▶ **DATA LINES**:
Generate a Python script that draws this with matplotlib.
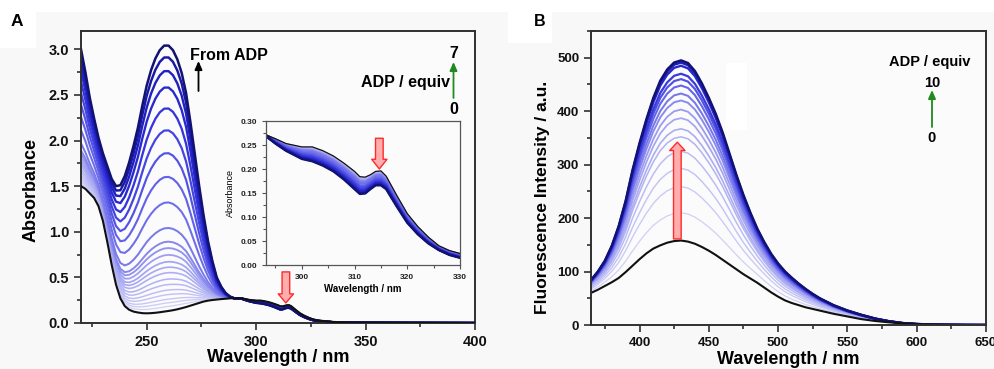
import matplotlib
matplotlib.use('Agg')
import matplotlib.pyplot as plt
import numpy as np
from matplotlib.colors import LinearSegmentedColormap
from matplotlib.ticker import MultipleLocator
import matplotlib.patches as mpatches

plt.rcParams['font.family'] = ['Liberation Sans', 'DejaVu Sans']
plt.rcParams['font.weight'] = 'bold'

# ---------------- Data ----------------
# Panel A: UV-vis absorbance, 0 equiv (black) and 7 equiv ADP (darkest)
wl_abs = [220, 222, 224, 226, 228, 230, 232, 234, 236, 238, 240, 242, 244, 246, 248,
          250, 252, 254, 256, 258, 260, 262, 264, 266, 268, 270, 272, 274, 276, 278,
          280, 282, 284, 286, 288, 290, 293, 295, 297, 300, 302, 304, 306, 308, 310,
          311, 312, 313, 314, 315, 316, 318, 320, 322, 324, 326, 328, 330, 335, 340,
          350, 370, 400]
abs_0eq = [1.50, 1.47, 1.42, 1.37, 1.28, 1.12, 0.89, 0.64, 0.42, 0.27, 0.185, 0.145, 0.125, 0.115, 0.108,
           0.106, 0.108, 0.112, 0.118, 0.125, 0.132, 0.140, 0.150, 0.162, 0.175, 0.190, 0.205, 0.220, 0.235, 0.245,
           0.252, 0.257, 0.262, 0.266, 0.270, 0.273, 0.272, 0.263, 0.253, 0.246, 0.246, 0.238, 0.227, 0.212, 0.195,
           0.184, 0.183, 0.188, 0.195, 0.196, 0.185, 0.145, 0.107, 0.080, 0.058, 0.040, 0.030, 0.024, 0.012, 0.007,
           0.004, 0.002, 0.000]
abs_7eq = [3.00, 2.75, 2.47, 2.24, 2.03, 1.86, 1.72, 1.58, 1.50, 1.51, 1.61, 1.76, 1.94, 2.14, 2.38,
           2.60, 2.77, 2.90, 2.99, 3.04, 3.04, 2.99, 2.89, 2.74, 2.52, 2.20, 1.85, 1.50, 1.18, 0.90,
           0.68, 0.50, 0.40, 0.33, 0.29, 0.27, 0.270, 0.253, 0.238, 0.221, 0.216, 0.207, 0.195, 0.178, 0.158,
           0.148, 0.149, 0.158, 0.166, 0.166, 0.158, 0.122, 0.088, 0.064, 0.045, 0.031, 0.021, 0.015, 0.008, 0.005,
           0.003, 0.001, 0.000]
# peak absorbance (~259 nm) of every titration spectrum, black curve first
abs_peak_levels = [0.13, 0.18, 0.22, 0.26, 0.31, 0.36, 0.42, 0.48, 0.55, 0.61, 0.67, 0.745,
                   0.82, 0.89, 1.04, 1.32, 1.60, 1.86, 2.11, 2.35, 2.58, 2.76, 2.91, 3.04]

# Panel B: fluorescence, 0 equiv (black) and 10 equiv ADP (darkest)
wl_fl = [365, 370, 375, 380, 385, 390, 395, 400, 405, 410, 415, 420, 425, 430, 435, 440,
         445, 450, 455, 460, 465, 470, 475, 480, 485, 490, 495, 500, 505, 510, 515, 520,
         525, 530, 540, 550, 560, 570, 580, 590, 600, 610, 620, 635, 650]
fl_0eq = [60, 66, 73, 80, 88, 99, 111, 123, 134, 143, 149, 154, 157, 158, 156, 152,
          146, 139, 131, 122, 113, 104, 95, 87, 79, 70, 61, 53, 46, 41, 37, 33,
          30, 27, 21, 16, 11, 7.5, 5, 3, 1.5, 0.7, 0.3, 0.1, 0]
fl_10eq = [84, 100, 120, 148, 185, 232, 290, 340, 385, 425, 457, 478, 491, 495, 490, 475,
           452, 425, 395, 360, 320, 280, 243, 210, 180, 155, 133, 115, 100, 88, 77, 67,
           58, 50, 37, 27, 19, 12, 7, 3.5, 1.8, 0.9, 0.4, 0.1, 0]
# peak intensity (~430 nm) of every titration spectrum, black curve first
fl_peak_levels = [158, 210, 259, 293, 325, 352, 367, 387, 403, 420, 433, 448, 460, 470, 485, 491, 495]

# ---------------- Figure ----------------
W, H = 994, 369
fig = plt.figure(figsize=(W / 100, H / 100), dpi=100)
fig.patch.set_facecolor('#f8f8f8')


def box(l, t, r, b):
    return [l / W, 1 - b / H, (r - l) / W, (b - t) / H]


def fp(x, y):
    return (x / W, 1 - y / H)


cmap = LinearSegmentedColormap.from_list(
    'titr', [(0.0, '#d0d0f7'), (0.45, '#a0a0f2'), (0.7, '#5c5ce8'),
             (0.85, '#2b2bd6'), (0.95, '#1a1ab0'), (1.0, '#121272')])

SP = '#303030'


def style(ax, fs):
    for s in ax.spines.values():
        s.set_linewidth(1.4)
        s.set_color(SP)
    ax.tick_params(which='both', direction='out', top=False, right=False, colors=SP,
                   labelcolor='#111111', labelsize=fs, width=1.2)
    ax.tick_params(which='major', length=5)
    ax.tick_params(which='minor', length=3)
    for lab in ax.get_xticklabels() + ax.get_yticklabels():
        lab.set_fontweight('bold')


def family(base, final, peaks):
    base = np.asarray(base, float)
    final = np.asarray(final, float)
    p0, p1 = peaks[0], peaks[-1]
    out = []
    for p in peaks[1:]:
        f = (p - p0) / (p1 - p0)
        out.append(base + f * (final - base))
    return out


# white patches behind labels (as in the reference image)
for (l, t, r, b) in [(0, 0, W, 12), (0, 12, 36, 48), (508, 12, 552, 43)]:
    fig.patches.append(mpatches.Rectangle(fp(l, b), (r - l) / W, (b - t) / H,
                                          transform=fig.transFigure, fc='white', ec='none', zorder=0))

# ---------------- Panel A ----------------
axA = fig.add_axes(box(81, 31, 475, 323))
axA.set_facecolor('#fbfbfb')
curvesA = family(abs_0eq, abs_7eq, abs_peak_levels)
n = len(curvesA)
for i, c in enumerate(curvesA):
    t = i / (n - 1)
    axA.plot(wl_abs, c, color=cmap(t), lw=0.9 + 0.9 * t, zorder=2 + i * 0.01)
axA.plot(wl_abs, abs_0eq, color='#111111', lw=1.5, zorder=3)
axA.set_xlim(220, 400)
axA.set_ylim(0, 3.2)
axA.xaxis.set_major_locator(MultipleLocator(50))
axA.xaxis.set_minor_locator(MultipleLocator(25))
axA.yaxis.set_major_locator(MultipleLocator(0.5))
axA.yaxis.set_minor_locator(MultipleLocator(0.25))
axA.set_xticks([250, 300, 350, 400])
axA.yaxis.set_major_formatter(matplotlib.ticker.FormatStrFormatter('%.1f'))
style(axA, 10.5)
axA.set_xlabel('Wavelength / nm', fontsize=13, fontweight='bold')
axA.xaxis.set_label_coords(0.5, -(358 - 323) / 292)
axA.xaxis.label.set_va('center')
axA.set_ylabel('Absorbance', fontsize=13, fontweight='bold')
axA.yaxis.set_label_coords(-(81 - 31) / 394, (323 - 190) / 292)
axA.yaxis.label.set_va('center')

axA.annotate('', xy=(313.6, 0.22), xytext=(313.6, 0.56),
             arrowprops=dict(arrowstyle='simple,head_length=0.65,head_width=1.1,tail_width=0.55',
                             fc='#ffadad', ec='#ff2a2a', lw=1.0, mutation_scale=10,
                             shrinkA=0, shrinkB=0), zorder=6)

# labels in panel A
fig.text(*fp(17, 21), 'A', fontsize=12.5, fontweight='bold', ha='center', va='center')
fig.text(*fp(190, 55), 'From ADP', fontsize=11.5, fontweight='bold', ha='left', va='center')
fig.add_artist(mpatches.FancyArrowPatch(fp(198.5, 91), fp(198.5, 61), transform=fig.transFigure,
                                        arrowstyle='-|>,head_length=0.5,head_width=0.22',
                                        mutation_scale=10, color='black', lw=1.3, shrinkA=0, shrinkB=0))
fig.text(*fp(454, 53), '7', fontsize=11.5, fontweight='bold', ha='center', va='center')
fig.text(*fp(450, 82), 'ADP / equiv', fontsize=11.5, fontweight='bold', ha='right', va='center')
fig.text(*fp(454, 110), '0', fontsize=11.5, fontweight='bold', ha='center', va='center')
fig.add_artist(mpatches.FancyArrowPatch(fp(453.5, 98), fp(453.5, 62), transform=fig.transFigure,
                                        arrowstyle='-|>,head_length=0.5,head_width=0.22',
                                        mutation_scale=10, color='#1f8a1f', lw=1.3, shrinkA=0, shrinkB=0))

# inset
axI = fig.add_axes(box(266, 121, 460, 265))
axI.set_facecolor('#fbfbfb')
for i, c in enumerate(curvesA):
    t = i / (n - 1)
    axI.plot(wl_abs, c, color=cmap(t), lw=0.8 + 0.9 * t)
axI.plot(wl_abs, abs_0eq, color='#111111', lw=0.9)
axI.set_xlim(293.2, 330)
axI.set_ylim(0, 0.30)
axI.xaxis.set_major_locator(MultipleLocator(10))
axI.xaxis.set_minor_locator(MultipleLocator(5))
axI.yaxis.set_major_locator(MultipleLocator(0.05))
axI.yaxis.set_minor_locator(MultipleLocator(0.025))
axI.yaxis.set_major_formatter(matplotlib.ticker.FormatStrFormatter('%.2f'))
for s in axI.spines.values():
    s.set_linewidth(0.9)
    s.set_color('#555555')
axI.tick_params(which='both', direction='out', top=False, right=False, colors='#555555',
                labelcolor='#222222', labelsize=6, width=0.8)
axI.tick_params(which='major', length=3)
axI.tick_params(which='minor', length=2)
for lab in axI.get_xticklabels() + axI.get_yticklabels():
    lab.set_fontweight('bold')
axI.set_xlabel('Wavelength / nm', fontsize=7, fontweight='bold', labelpad=2)
axI.set_ylabel('Absorbance', fontsize=6.5, fontweight='normal', labelpad=4)
axI.annotate('', xy=(314.7, 0.200), xytext=(314.7, 0.264),
             arrowprops=dict(arrowstyle='simple,head_length=0.7,head_width=1.1,tail_width=0.55',
                             fc='#ffadad', ec='#ff2a2a', lw=1.0, mutation_scale=10,
                             shrinkA=0, shrinkB=0), zorder=6)

# ---------------- Panel B ----------------
axB = fig.add_axes(box(591, 31, 986, 325))
axB.set_facecolor('#fbfbfb')
curvesB = family(fl_0eq, fl_10eq, fl_peak_levels)
m = len(curvesB)
for i, c in enumerate(curvesB):
    t = i / (m - 1)
    axB.plot(wl_fl, c, color=cmap(t), lw=0.9 + 0.9 * t)
axB.plot(wl_fl, fl_0eq, color='#111111', lw=1.5)
axB.set_xlim(365, 650)
axB.set_ylim(0, 550)
axB.set_xticks([400, 450, 500, 550, 600, 650])
axB.xaxis.set_minor_locator(MultipleLocator(25))
axB.set_yticks([0, 100, 200, 300, 400, 500])
axB.yaxis.set_minor_locator(MultipleLocator(50))
style(axB, 9.5)
axB.set_xlabel('Wavelength / nm', fontsize=13, fontweight='bold')
axB.xaxis.set_label_coords(0.5, -(360 - 325) / 294)
axB.xaxis.label.set_va('center')
axB.set_ylabel('Fluorescence Intensity / a.u.', fontsize=12.5, fontweight='bold')
axB.yaxis.set_label_coords(-(591 - 543) / 395, (325 - 197) / 294)
axB.yaxis.label.set_va('center')

# white box artifact in the reference
axB.add_patch(mpatches.Rectangle(((726 - 591) / 395, (325 - 130) / 294), 21 / 395, 67 / 294,
                                 transform=axB.transAxes, fc='white', ec='none', zorder=1))

axB.annotate('', xy=(427.3, 342), xytext=(427.3, 161),
             arrowprops=dict(arrowstyle='simple,head_length=0.6,head_width=1.1,tail_width=0.55',
                             fc='#ffadad', ec='#ff2a2a', lw=1.0, mutation_scale=10,
                             shrinkA=0, shrinkB=0), zorder=6)

fig.text(*fp(540, 22), 'B', fontsize=11.5, fontweight='bold', ha='center', va='center')
fig.text(*fp(930, 62), 'ADP / equiv', fontsize=10.5, fontweight='bold', ha='center', va='center')
fig.text(*fp(932, 83), '10', fontsize=10.5, fontweight='bold', ha='center', va='center')
fig.text(*fp(932, 138), '0', fontsize=10.5, fontweight='bold', ha='center', va='center')
fig.add_artist(mpatches.FancyArrowPatch(fp(932, 127), fp(932, 90), transform=fig.transFigure,
                                        arrowstyle='-|>,head_length=0.5,head_width=0.22',
                                        mutation_scale=10, color='#1f8a1f', lw=1.3, shrinkA=0, shrinkB=0))

fig.savefig('out.png', dpi=100, facecolor=fig.get_facecolor())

▶ **SET TASK**:
Leave out the pictures and repeat exactly the lines from the start of the material through the line that contains "plt.rcParams['font.weight'] = 'bold'", both included.

▶ **RESULT**:
Generate a Python script that draws this with matplotlib.
import matplotlib
matplotlib.use('Agg')
import matplotlib.pyplot as plt
import numpy as np
from matplotlib.colors import LinearSegmentedColormap
from matplotlib.ticker import MultipleLocator
import matplotlib.patches as mpatches

plt.rcParams['font.family'] = ['Liberation Sans', 'DejaVu Sans']
plt.rcParams['font.weight'] = 'bold'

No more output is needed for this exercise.